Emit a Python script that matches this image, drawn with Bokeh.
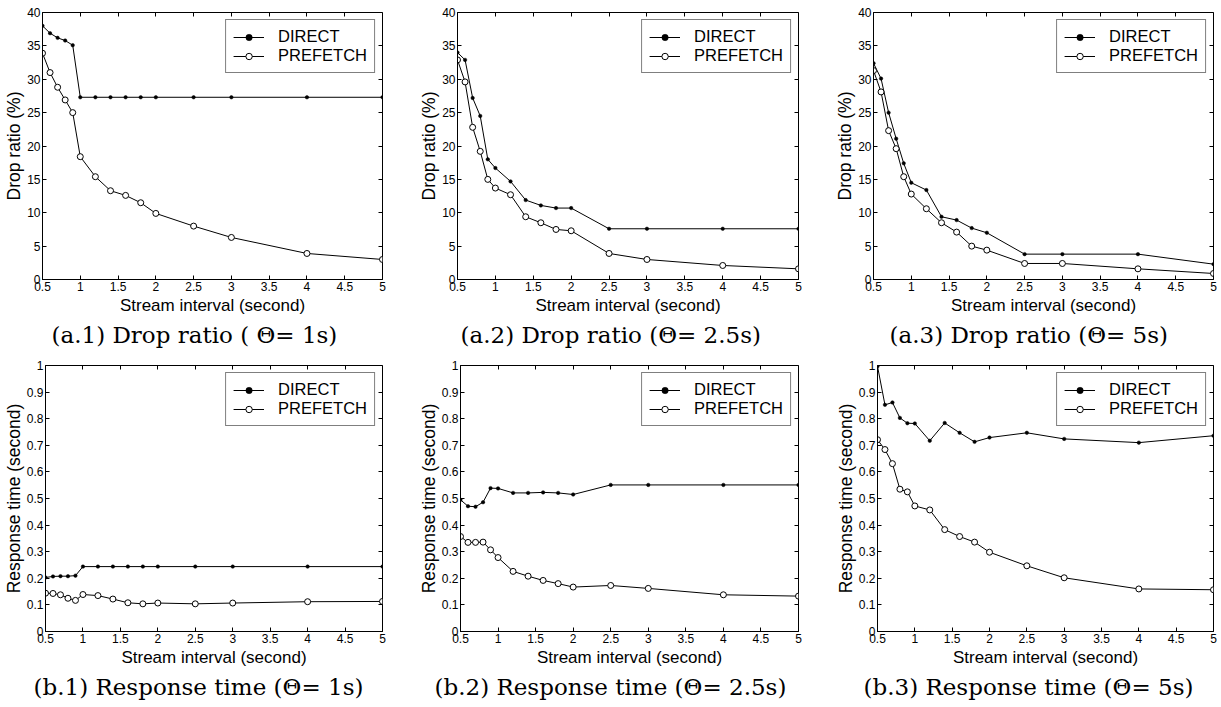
from bokeh.plotting import figure
from bokeh.layouts import column, row
from bokeh.models import Range1d, FixedTicker, LinearAxis, Title
from bokeh.embed import file_html
from bokeh.resources import INLINE

# ---------------- data ----------------
x = [0.5, 0.6, 0.7, 0.8, 0.9, 1.0, 1.2, 1.4, 1.6, 1.8, 2.0, 2.5, 3.0, 4.0, 5.0]

x_ticks = [0.5, 1, 1.5, 2, 2.5, 3, 3.5, 4, 4.5, 5]
x_tick_labels = ["0.5", "1", "1.5", "2", "2.5", "3", "3.5", "4", "4.5", "5"]

drop_ticks = [0, 5, 10, 15, 20, 25, 30, 35, 40]
drop_tick_labels = ["0", "5", "10", "15", "20", "25", "30", "35", "40"]

resp_ticks = [0, 0.1, 0.2, 0.3, 0.4, 0.5, 0.6, 0.7, 0.8, 0.9, 1]
resp_tick_labels = ["0", "0.1", "0.2", "0.3", "0.4", "0.5", "0.6", "0.7", "0.8", "0.9", "1"]

series_names = ["DIRECT", "PREFETCH"]

drop_direct_1 = [38.0, 36.9, 36.2, 35.8, 35.1, 27.3, 27.3, 27.3, 27.3, 27.3, 27.3, 27.3, 27.3, 27.3, 27.3]
drop_prefetch_1 = [33.9, 31.0, 28.8, 26.9, 25.0, 18.4, 15.4, 13.3, 12.6, 11.5, 9.9, 8.0, 6.3, 3.9, 3.0]

drop_direct_2 = [34.0, 32.9, 27.2, 24.5, 18.0, 16.7, 14.7, 11.9, 11.1, 10.7, 10.7, 7.6, 7.6, 7.6, 7.6]
drop_prefetch_2 = [32.9, 29.6, 22.8, 19.2, 15.0, 13.7, 12.7, 9.4, 8.5, 7.5, 7.3, 3.9, 3.0, 2.1, 1.6]

drop_direct_3 = [32.4, 30.1, 25.0, 21.1, 17.4, 14.5, 13.4, 9.4, 8.9, 7.7, 7.0, 3.8, 3.8, 3.8, 2.3]
drop_prefetch_3 = [31.3, 28.1, 22.3, 19.6, 15.4, 12.8, 10.6, 8.5, 7.1, 5.0, 4.4, 2.4, 2.4, 1.6, 0.9]

resp_direct_1 = [0.203, 0.207, 0.208, 0.208, 0.210, 0.244, 0.244, 0.244, 0.244, 0.244, 0.244, 0.244, 0.244, 0.244, 0.244]
resp_prefetch_1 = [0.144, 0.143, 0.138, 0.125, 0.117, 0.139, 0.135, 0.122, 0.108, 0.104, 0.107, 0.104, 0.107, 0.112, 0.113]

resp_direct_2 = [0.495, 0.471, 0.469, 0.486, 0.539, 0.538, 0.521, 0.521, 0.523, 0.521, 0.515, 0.551, 0.551, 0.551, 0.551]
resp_prefetch_2 = [0.357, 0.335, 0.335, 0.336, 0.307, 0.278, 0.226, 0.208, 0.192, 0.180, 0.167, 0.173, 0.162, 0.138, 0.133]

resp_direct_3 = [0.997, 0.852, 0.861, 0.803, 0.783, 0.782, 0.717, 0.784, 0.747, 0.713, 0.729, 0.747, 0.724, 0.710, 0.736]
resp_prefetch_3 = [0.721, 0.684, 0.631, 0.535, 0.525, 0.472, 0.457, 0.383, 0.357, 0.336, 0.298, 0.247, 0.202, 0.160, 0.157]

drop_captions = ["(a.1) Drop ratio ( \u0398= 1s)", "(a.2) Drop ratio (\u0398= 2.5s)", "(a.3) Drop ratio (\u0398= 5s)"]
resp_captions = ["(b.1) Response time (\u0398= 1s)", "(b.2) Response time (\u0398= 2.5s)", "(b.3) Response time (\u0398= 5s)"]

x_label = "Stream interval (second)"
drop_label = "Drop ratio (%)"
resp_label = "Response time (second)"

SANS = "Liberation Sans"
SERIF = "DejaVu Serif"


def style_axis(ax, ticks, labels, show_labels=True):
    ax.ticker = FixedTicker(ticks=ticks)
    ax.major_tick_in = 4
    ax.major_tick_out = 0
    ax.minor_tick_line_color = None
    ax.axis_line_color = "black"
    ax.major_tick_line_color = "black"
    ax.axis_line_width = 1
    if show_labels:
        ax.major_label_overrides = dict(zip(ticks, labels))
        ax.major_label_text_font = SANS
        ax.major_label_text_font_size = "12px"
        ax.major_label_text_color = "black"
        ax.major_label_standoff = 2
    else:
        ax.major_label_text_color = None
        ax.major_label_text_font_size = "1px"
        ax.major_label_standoff = 0


def make_panel(direct, prefetch, ymax, yticks, ylabels, ylabel, caption,
               fw, fh, bl, br, bt, bb, cap_offset):
    p = figure(frame_width=fw, frame_height=fh, output_backend="svg", toolbar_location=None,
               x_range=Range1d(x_ticks[0], x_ticks[-1]), y_range=Range1d(0, ymax),
               min_border_left=bl, min_border_right=br, min_border_top=bt, min_border_bottom=bb)
    p.xgrid.grid_line_color = None
    p.ygrid.grid_line_color = None
    p.outline_line_color = "black"
    p.outline_line_width = 1
    p.background_fill_color = "white"
    p.border_fill_color = "white"

    style_axis(p.xaxis[0], x_ticks, x_tick_labels)
    style_axis(p.yaxis[0], yticks, ylabels)
    p.xaxis[0].axis_label = x_label
    p.yaxis[0].axis_label = ylabel
    for ax in (p.xaxis[0], p.yaxis[0]):
        ax.axis_label_text_font = SANS
        ax.axis_label_text_font_style = "normal"
        ax.axis_label_text_color = "black"
    p.xaxis[0].axis_label_text_font_size = "17px"
    p.yaxis[0].axis_label_text_font_size = "17.5px"
    p.xaxis[0].axis_label_standoff = 2
    p.yaxis[0].axis_label_standoff = 0

    # tick marks along the top and right edges of the box (no labels, no extra space)
    top = LinearAxis(fixed_location=ymax)
    style_axis(top, x_ticks, x_tick_labels, show_labels=False)
    p.add_layout(top, "above")
    right = LinearAxis(fixed_location=x_ticks[-1])
    style_axis(right, yticks, ylabels, show_labels=False)
    p.add_layout(right, "right")

    p.line(x, direct, line_color="black", line_width=1, legend_label=series_names[0])
    p.scatter(x, direct, marker="circle", size=3.5, fill_color="black", line_color="black",
              line_width=0.5, legend_label=series_names[0])
    p.line(x, prefetch, line_color="black", line_width=1, legend_label=series_names[1])
    p.scatter(x, prefetch, marker="circle", size=6, fill_color="white", line_color="black",
              line_width=1, legend_label=series_names[1])

    lg = p.legend[0]
    lg.location = "top_right"
    lg.margin = 7
    lg.padding = 7
    lg.spacing = 0
    lg.label_text_font = SANS
    lg.label_text_font_size = "16.5px"
    lg.label_text_color = "black"
    lg.label_height = 16
    lg.glyph_height = 16
    lg.glyph_width = 31
    lg.label_standoff = 14
    lg.border_line_color = "black"
    lg.border_line_width = 1
    lg.background_fill_color = "white"
    lg.background_fill_alpha = 1

    t = Title(text=caption, align="left", offset=cap_offset, text_font=SERIF,
              text_font_size="23px", text_font_style="normal", text_color="black",
              standoff=5)
    p.add_layout(t, "below")
    return p


top_frame_w = [340, 341, 340]
top_left = [42, 42, 42]
bot_frame_w = [337, 338, 336]
bot_left = [45, 45, 46]
right_b = [33, 33, 8]
cap_offsets_top = [9, 3, 16]
cap_offsets_bot = [-12, -26, -14]

top_sets = [(drop_direct_1, drop_prefetch_1), (drop_direct_2, drop_prefetch_2), (drop_direct_3, drop_prefetch_3)]
bot_sets = [(resp_direct_1, resp_prefetch_1), (resp_direct_2, resp_prefetch_2), (resp_direct_3, resp_prefetch_3)]

top_figs = []
for i, (d, pf) in enumerate(top_sets):
    top_figs.append(make_panel(d, pf, 40, drop_ticks, drop_tick_labels, drop_label, drop_captions[i],
                               top_frame_w[i], 267, top_left[i], right_b[i], 12, 72, cap_offsets_top[i]))
bot_figs = []
for i, (d, pf) in enumerate(bot_sets):
    bot_figs.append(make_panel(d, pf, 1, resp_ticks, resp_tick_labels, resp_label, resp_captions[i],
                               bot_frame_w[i], 266, bot_left[i], right_b[i], 14, 72, cap_offsets_bot[i]))

layout = column(row(*top_figs), row(*bot_figs))

open("out.html", "w").write(file_html(layout, INLINE))
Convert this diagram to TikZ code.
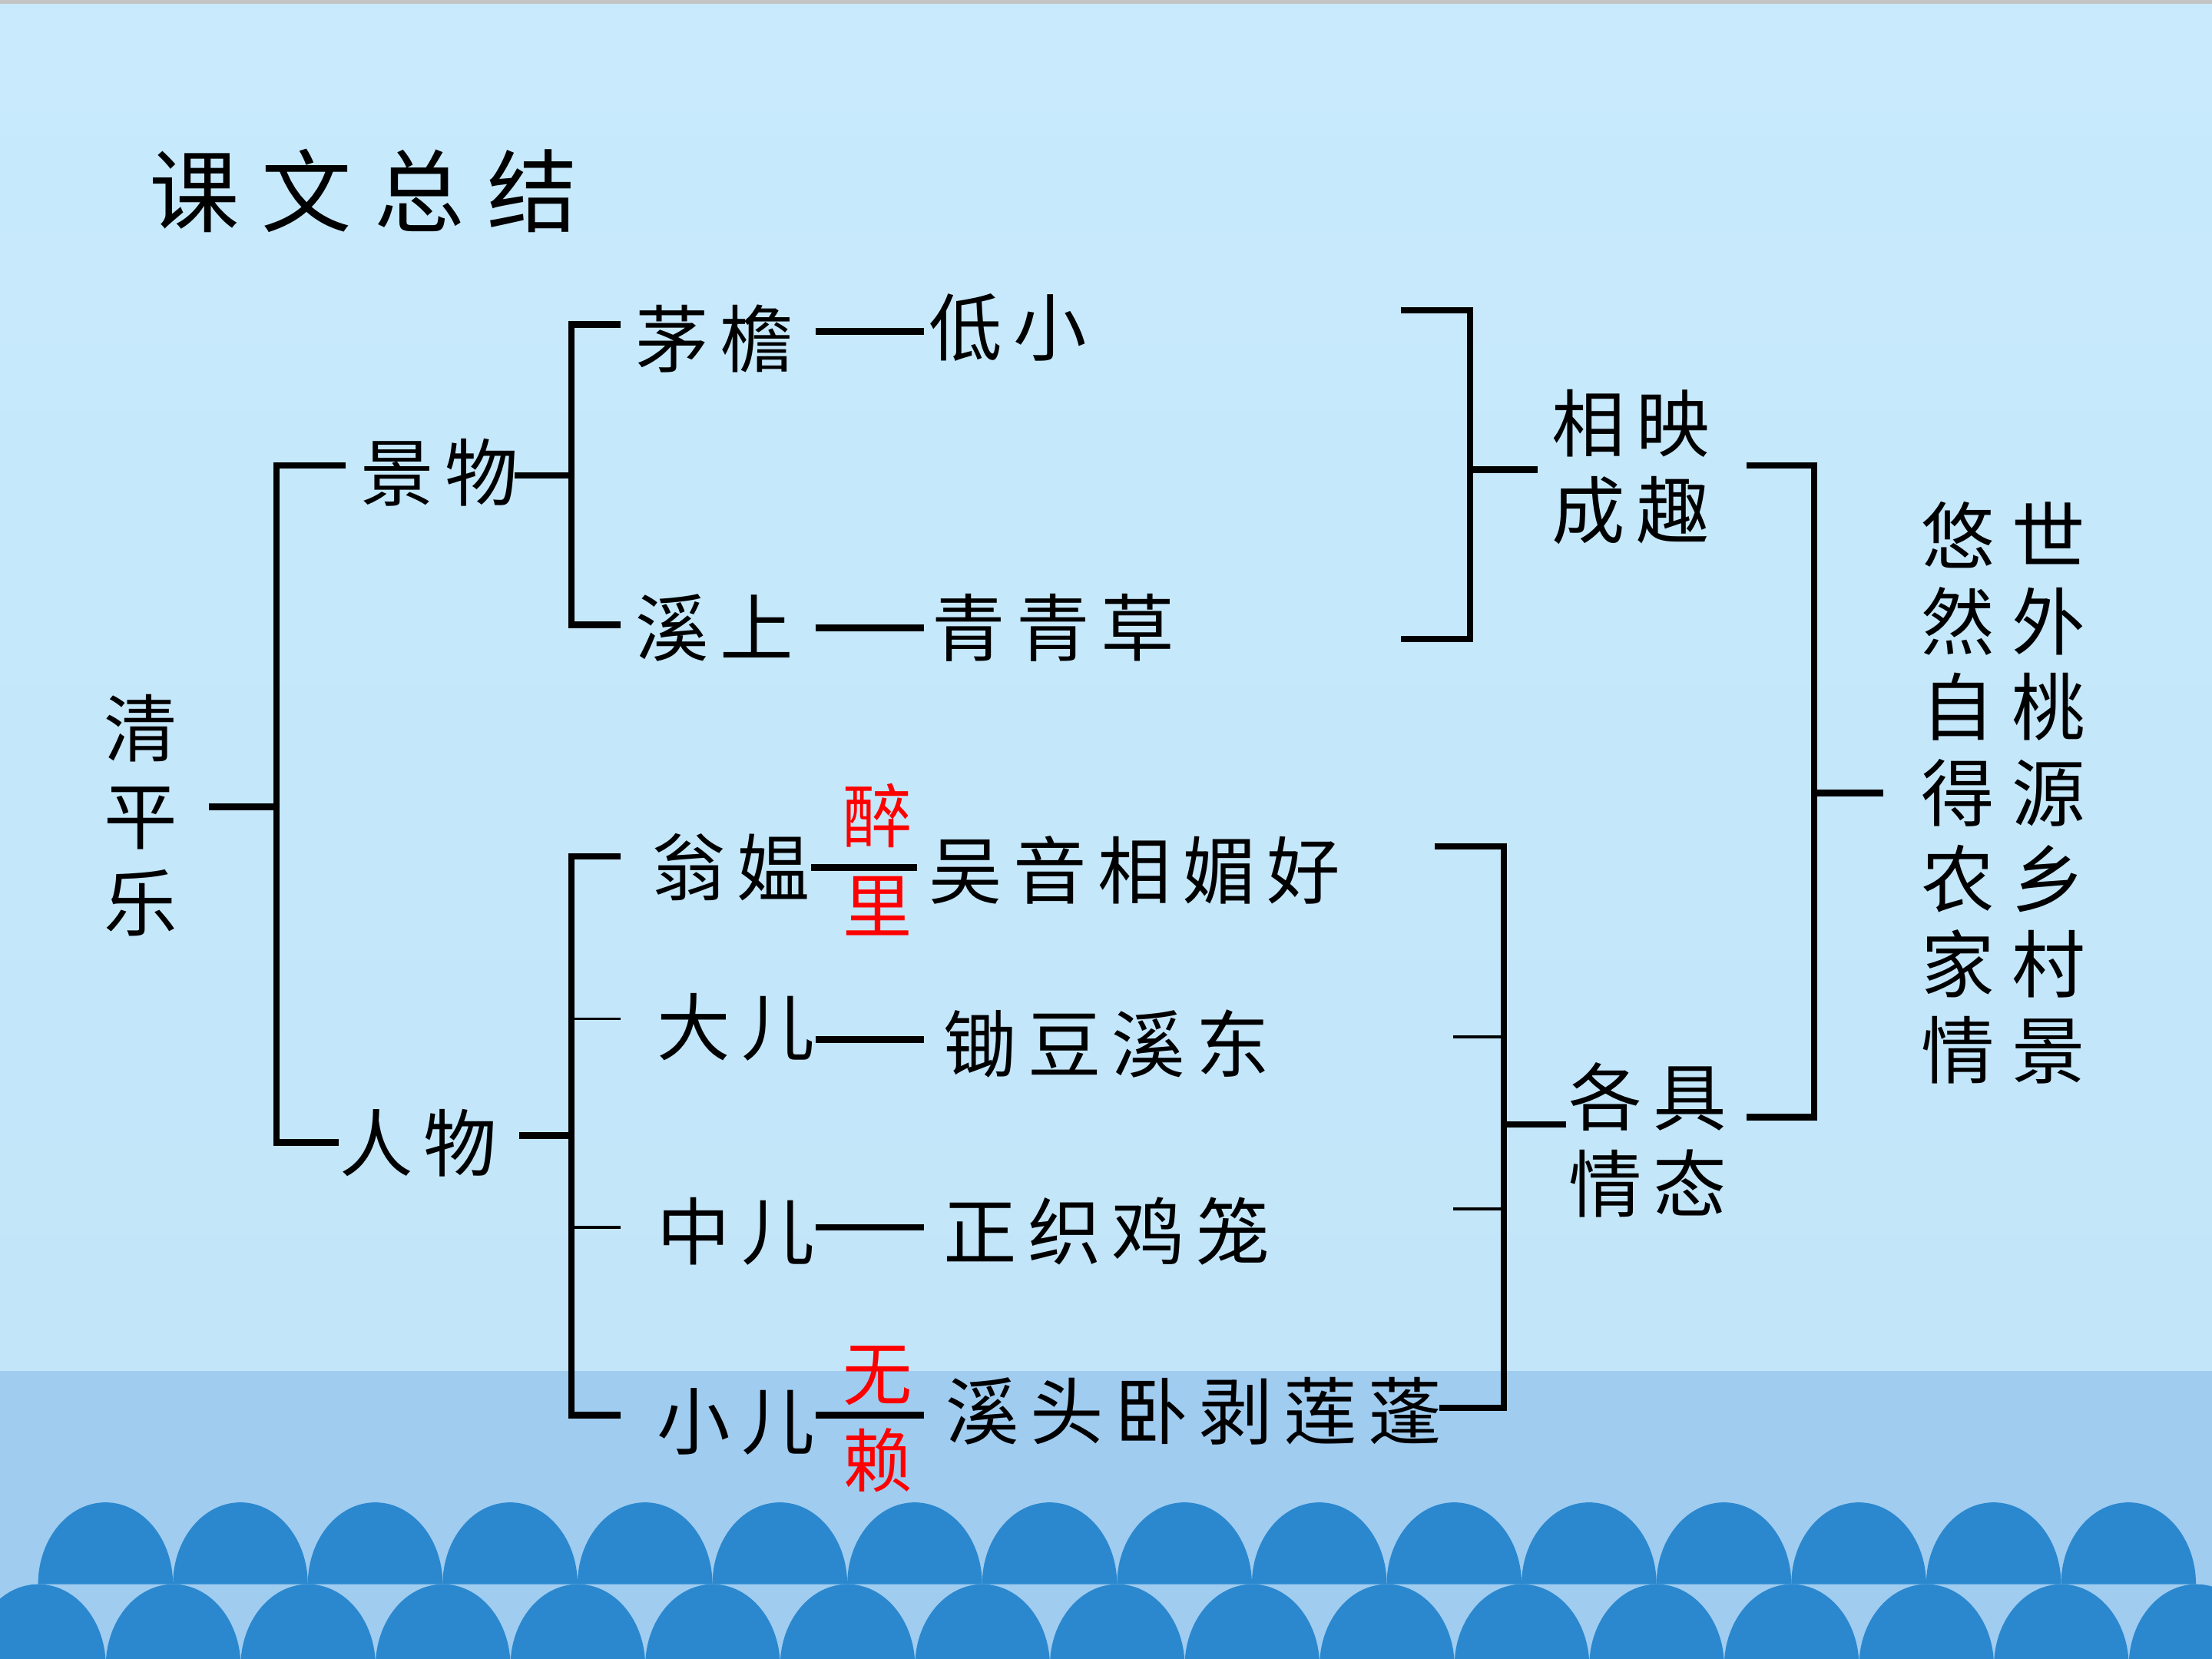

■ ■ ■ ■

_Instructions for the task_
Pictures stay out. Print the data exactly, from its first line through the line containing "3.0, 4.0, 5.0]".

_Complete output_
Emit a Python script that matches this image, drawn with Bokeh.
from bokeh.plotting import figure
from bokeh.layouts import column, row
from bokeh.models import Range1d, FixedTicker, LinearAxis, Title
from bokeh.embed import file_html
from bokeh.resources import INLINE

# ---------------- data ----------------
x = [0.5, 0.6, 0.7, 0.8, 0.9, 1.0, 1.2, 1.4, 1.6, 1.8, 2.0, 2.5, 3.0, 4.0, 5.0]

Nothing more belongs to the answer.